What’s up everybody!
Today we have an interesting post for you that will enable you to make comparisons of two things in English explaining that something is the same or not the same as something else or that it varies from something else.
How do comparatives work?
In English when we want to compare two things, we tend to use the “as … as” structure or to simplify it more “as + adjective + as” in order to say that two things are the same.
Are you as fast as your brother?
In the mountain, I felt as free as a bird.
When I saw him he was as tall as his brother.
This structure as well as being used in the affirmative can also be used in the negative to express that two things are not the same.
The weather in England is not as good as it is in Spain
In other words, we are expressing that the weather in Spain is better than the weather in England.
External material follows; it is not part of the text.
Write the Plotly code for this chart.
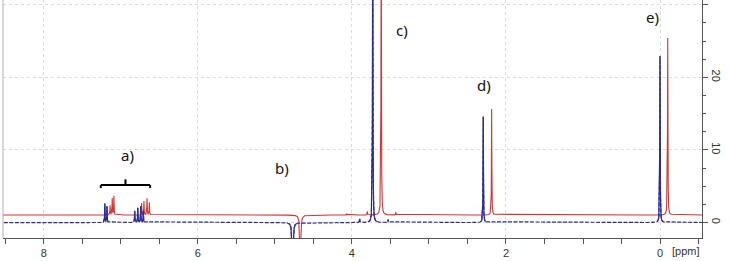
import numpy as np
import plotly.graph_objects as go

# ---- data (ppm, intensity) ----
blue_ppm = [7.208, 7.180, 6.820, 6.780, 6.742, 6.708, 4.770, 3.900, 3.730, 3.530, 2.295, 0.000]
blue_int = [2.6, 2.2, 1.6, 2.0, 2.2, 1.6, -9.0, 0.5, 45.0, 0.4, 14.6, 22.9]

red_ppm = [7.140, 7.112, 7.090, 6.730, 6.700, 6.660, 6.630, 4.670, 4.070, 3.800, 3.620, 3.430, 2.186, -0.100]
red_int = [1.3, 2.3, 2.6, 1.65, 1.9, 2.3, 1.75, -9.0, 0.2, 0.5, 45.0, 0.4, 14.6, 24.4]

red_offset = 1.03
x_ticks = [8, 6, 4, 2, 0]
y_ticks = [0, 10, 20, 30]
labels = ["a)", "b)", "c)", "d)", "e)"]
label_ppm = [6.91, 4.91, 3.35, 2.29, 0.10]
label_y = [9.3, 7.5, 26.5, 18.9, 28.3]

# ---- build line-shapes from the peak lists ----
ppm = np.round(np.arange(-0.56, 8.56, 0.001), 4)
hw = 0.0028


def spectrum(centers, heights):
    y = np.zeros_like(ppm)
    for c, h in zip(centers, heights):
        w = hw * 2.2 if h < 0 else hw
        y += h * w**2 / ((ppm - c) ** 2 + w**2)
    return y


blue_y = spectrum(blue_ppm, blue_int)
red_y = spectrum(red_ppm, red_int) + red_offset

# solid overlay for the blue peaks (baseline stays dashed)
blue_peaks = np.where(np.abs(blue_y) > 0.12, blue_y, np.nan)

fig = go.Figure()
fig.add_trace(go.Scatter(x=ppm, y=red_y, mode="lines",
                         line=dict(color="#d43434", width=1.1), hoverinfo="skip"))
fig.add_trace(go.Scatter(x=ppm, y=blue_y, mode="lines",
                         line=dict(color="#2a2a9c", width=1.2, dash="4px,1.5px"), hoverinfo="skip"))
fig.add_trace(go.Scatter(x=ppm, y=blue_peaks, mode="lines", connectgaps=False,
                         line=dict(color="#2a2a9c", width=1.2), hoverinfo="skip"))

for t, xx, yy in zip(labels, label_ppm, label_y):
    fig.add_annotation(x=xx, y=yy, text=t, showarrow=False,
                       font=dict(family="Noto Sans", size=15, color="#111"))

fig.add_annotation(xref="paper", yref="paper", x=0.977, y=-0.02, yanchor="top",
                   xanchor="center", text="[ppm]", showarrow=False,
                   font=dict(family="Liberation Sans", size=11, color="#333"))

# bracket for a)
br = dict(color="black", width=2)
fig.add_shape(type="line", x0=7.26, x1=6.62, y0=5.17, y1=5.17, line=br)
fig.add_shape(type="line", x0=7.26, x1=7.26, y0=5.17, y1=4.75, line=br)
fig.add_shape(type="line", x0=6.62, x1=6.62, y0=5.17, y1=4.75, line=br)
fig.add_shape(type="line", x0=6.94, x1=6.94, y0=5.17, y1=5.95, line=br)
# left frame line
fig.add_shape(type="line", xref="paper", yref="paper", x0=0, x1=0, y0=0, y1=1,
              line=dict(color="#b0b0b0", width=1))

fig.update_layout(
    width=731, height=261,
    margin=dict(l=3, r=29, t=0, b=23),
    paper_bgcolor="white", plot_bgcolor="white",
    showlegend=False,
    xaxis=dict(range=[8.53, -0.545], tickvals=x_ticks, showline=True, linecolor="#555",
               linewidth=1, ticks="outside", ticklen=5, tickcolor="#555",
               minor=dict(dtick=0.5, ticks="outside", ticklen=5, tickcolor="#555"),
               showgrid=True, gridcolor="#dcdcdc", griddash="dot", zeroline=False,
               tickfont=dict(family="Liberation Sans", size=11, color="#333")),
    yaxis=dict(range=[-2.13, 30.65], side="right", tickvals=y_ticks, showline=True,
               linecolor="#555", linewidth=1, ticks="outside", ticklen=5, tickcolor="#555",
               minor=dict(dtick=2.5, ticks="outside", ticklen=3, tickcolor="#555"),
               showgrid=True, gridcolor="#dcdcdc", griddash="dot", zeroline=False,
               tickangle=90,
               tickfont=dict(family="Liberation Sans", size=11, color="#333")),
)

fig.write_html("out.html")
Comparatives with “the … the” structure
This structure in theory is similar to the “as…as” in terms of the way the words are put together but in this case we use the definite article “the” instead of “as”. This is used to express that things change or vary together.
Examples with “the more” and “the less”
The more I know you, the more I like you.
The more I water the flowers, the less beautiful they are.
The more you study English, the more you learn.
Comparatives ending in “-er”
As is mentioned in unit 80 of the course, we form the comparative of one-syllable adjectives by adding “-er”. In other words, shorts changes to shorter.
Henry is shorter than his father.
The Atlantic is warmer than the Arctic.
London is safer than New York.
The jumbo is slower than the concorde.
The Pyrenees are lower than the Himalayas.
Mix of comparative examples:
The film wasn’t as good as the book.
Henry isn’t as tall as his father,
The more I practise English, the fewer mistakes I make.
The more I see her, the more I like her.
The more water I drink, the healthier I get.
The more I work, the less time I have to be with my children.
The more I play tennis, the better I feel.
At ABA we sure hope that this blog post has been as useful for you as you hoped. Remember to keep on practising to keep on improving.